→ What the task asks
Show each line from the listing that includes the word "seaborn".

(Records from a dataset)
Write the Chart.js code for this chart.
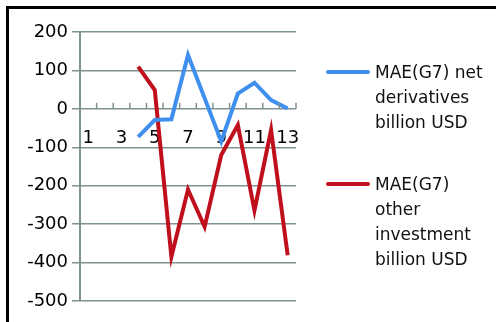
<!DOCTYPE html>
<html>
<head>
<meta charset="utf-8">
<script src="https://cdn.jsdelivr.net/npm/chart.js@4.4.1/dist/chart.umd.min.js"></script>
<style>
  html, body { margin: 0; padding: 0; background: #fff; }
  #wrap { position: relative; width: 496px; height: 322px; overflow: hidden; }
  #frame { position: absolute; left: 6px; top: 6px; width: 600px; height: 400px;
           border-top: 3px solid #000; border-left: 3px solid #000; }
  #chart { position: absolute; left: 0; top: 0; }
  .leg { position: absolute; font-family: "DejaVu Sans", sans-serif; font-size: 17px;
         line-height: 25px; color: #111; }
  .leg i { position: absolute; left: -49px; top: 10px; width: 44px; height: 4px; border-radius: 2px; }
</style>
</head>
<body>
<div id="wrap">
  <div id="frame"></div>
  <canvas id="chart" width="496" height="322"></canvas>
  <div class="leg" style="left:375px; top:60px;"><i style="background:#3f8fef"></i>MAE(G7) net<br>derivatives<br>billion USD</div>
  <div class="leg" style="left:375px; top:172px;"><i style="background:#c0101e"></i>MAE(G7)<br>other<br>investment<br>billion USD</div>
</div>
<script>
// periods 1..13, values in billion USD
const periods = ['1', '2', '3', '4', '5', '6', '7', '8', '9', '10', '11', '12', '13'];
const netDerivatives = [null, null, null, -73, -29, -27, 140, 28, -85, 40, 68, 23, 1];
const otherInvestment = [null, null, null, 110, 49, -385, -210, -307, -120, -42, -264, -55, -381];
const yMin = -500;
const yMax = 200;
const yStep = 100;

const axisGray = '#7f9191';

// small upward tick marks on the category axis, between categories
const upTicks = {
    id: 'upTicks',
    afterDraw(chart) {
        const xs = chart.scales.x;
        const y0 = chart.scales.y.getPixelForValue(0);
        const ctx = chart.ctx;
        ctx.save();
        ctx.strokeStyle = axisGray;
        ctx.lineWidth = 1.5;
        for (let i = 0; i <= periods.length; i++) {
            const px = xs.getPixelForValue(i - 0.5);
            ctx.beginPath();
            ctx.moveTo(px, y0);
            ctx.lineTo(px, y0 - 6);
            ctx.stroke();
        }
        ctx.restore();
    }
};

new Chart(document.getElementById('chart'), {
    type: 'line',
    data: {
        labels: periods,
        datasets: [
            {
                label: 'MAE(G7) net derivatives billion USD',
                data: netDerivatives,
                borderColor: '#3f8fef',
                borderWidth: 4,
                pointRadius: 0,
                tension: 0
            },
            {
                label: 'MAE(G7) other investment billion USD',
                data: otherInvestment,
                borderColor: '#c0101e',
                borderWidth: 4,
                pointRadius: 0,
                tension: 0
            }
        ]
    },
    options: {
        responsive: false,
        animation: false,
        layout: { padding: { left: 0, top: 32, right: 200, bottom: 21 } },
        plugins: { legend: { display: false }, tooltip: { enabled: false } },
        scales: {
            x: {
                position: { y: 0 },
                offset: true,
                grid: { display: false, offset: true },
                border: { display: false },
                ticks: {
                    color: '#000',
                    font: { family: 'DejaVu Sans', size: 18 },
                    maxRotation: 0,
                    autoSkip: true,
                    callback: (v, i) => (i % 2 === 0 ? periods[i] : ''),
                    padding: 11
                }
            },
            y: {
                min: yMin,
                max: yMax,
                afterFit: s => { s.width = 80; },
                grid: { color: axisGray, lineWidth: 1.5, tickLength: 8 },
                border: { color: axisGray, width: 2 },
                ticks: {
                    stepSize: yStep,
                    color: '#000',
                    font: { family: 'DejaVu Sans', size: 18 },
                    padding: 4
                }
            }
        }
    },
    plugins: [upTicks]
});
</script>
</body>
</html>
...
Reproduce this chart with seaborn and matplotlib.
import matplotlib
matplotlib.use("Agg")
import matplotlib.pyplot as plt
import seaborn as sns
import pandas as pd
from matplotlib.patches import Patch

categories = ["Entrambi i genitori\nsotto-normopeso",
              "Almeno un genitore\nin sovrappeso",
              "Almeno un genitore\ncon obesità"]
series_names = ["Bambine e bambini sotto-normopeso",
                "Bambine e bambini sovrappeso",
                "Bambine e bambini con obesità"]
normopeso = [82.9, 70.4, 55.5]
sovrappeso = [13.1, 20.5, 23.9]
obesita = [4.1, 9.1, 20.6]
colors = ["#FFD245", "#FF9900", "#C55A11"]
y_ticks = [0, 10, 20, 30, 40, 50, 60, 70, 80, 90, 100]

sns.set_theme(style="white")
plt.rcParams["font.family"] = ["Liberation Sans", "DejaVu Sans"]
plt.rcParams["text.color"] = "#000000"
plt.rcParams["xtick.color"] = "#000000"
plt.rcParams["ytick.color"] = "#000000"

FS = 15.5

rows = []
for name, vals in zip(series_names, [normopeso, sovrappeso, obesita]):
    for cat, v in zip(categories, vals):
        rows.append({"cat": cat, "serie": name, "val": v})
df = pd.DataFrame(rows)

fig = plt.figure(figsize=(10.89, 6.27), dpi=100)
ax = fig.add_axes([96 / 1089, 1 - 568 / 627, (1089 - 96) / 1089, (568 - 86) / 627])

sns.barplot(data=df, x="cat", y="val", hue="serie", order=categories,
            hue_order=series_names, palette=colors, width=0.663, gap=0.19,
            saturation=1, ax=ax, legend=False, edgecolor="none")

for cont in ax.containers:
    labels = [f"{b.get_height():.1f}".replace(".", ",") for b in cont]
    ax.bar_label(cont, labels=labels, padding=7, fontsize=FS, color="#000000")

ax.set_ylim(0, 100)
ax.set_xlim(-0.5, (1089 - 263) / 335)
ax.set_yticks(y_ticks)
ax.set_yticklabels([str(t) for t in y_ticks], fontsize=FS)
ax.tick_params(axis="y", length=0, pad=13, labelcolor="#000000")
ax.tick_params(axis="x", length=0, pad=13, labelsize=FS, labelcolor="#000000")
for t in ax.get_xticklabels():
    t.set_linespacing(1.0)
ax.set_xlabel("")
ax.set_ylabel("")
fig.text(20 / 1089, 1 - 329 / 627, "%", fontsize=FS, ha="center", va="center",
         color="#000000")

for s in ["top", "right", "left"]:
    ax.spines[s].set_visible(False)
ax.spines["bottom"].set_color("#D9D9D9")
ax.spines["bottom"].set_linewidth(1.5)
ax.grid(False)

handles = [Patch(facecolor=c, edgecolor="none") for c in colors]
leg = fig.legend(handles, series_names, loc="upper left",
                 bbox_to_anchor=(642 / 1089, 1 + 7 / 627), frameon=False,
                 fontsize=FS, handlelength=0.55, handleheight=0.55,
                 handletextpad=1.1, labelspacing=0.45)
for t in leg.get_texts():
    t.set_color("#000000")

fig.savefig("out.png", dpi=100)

→ Correct result
Reproduce this chart with seaborn and matplotlib.
import seaborn as sns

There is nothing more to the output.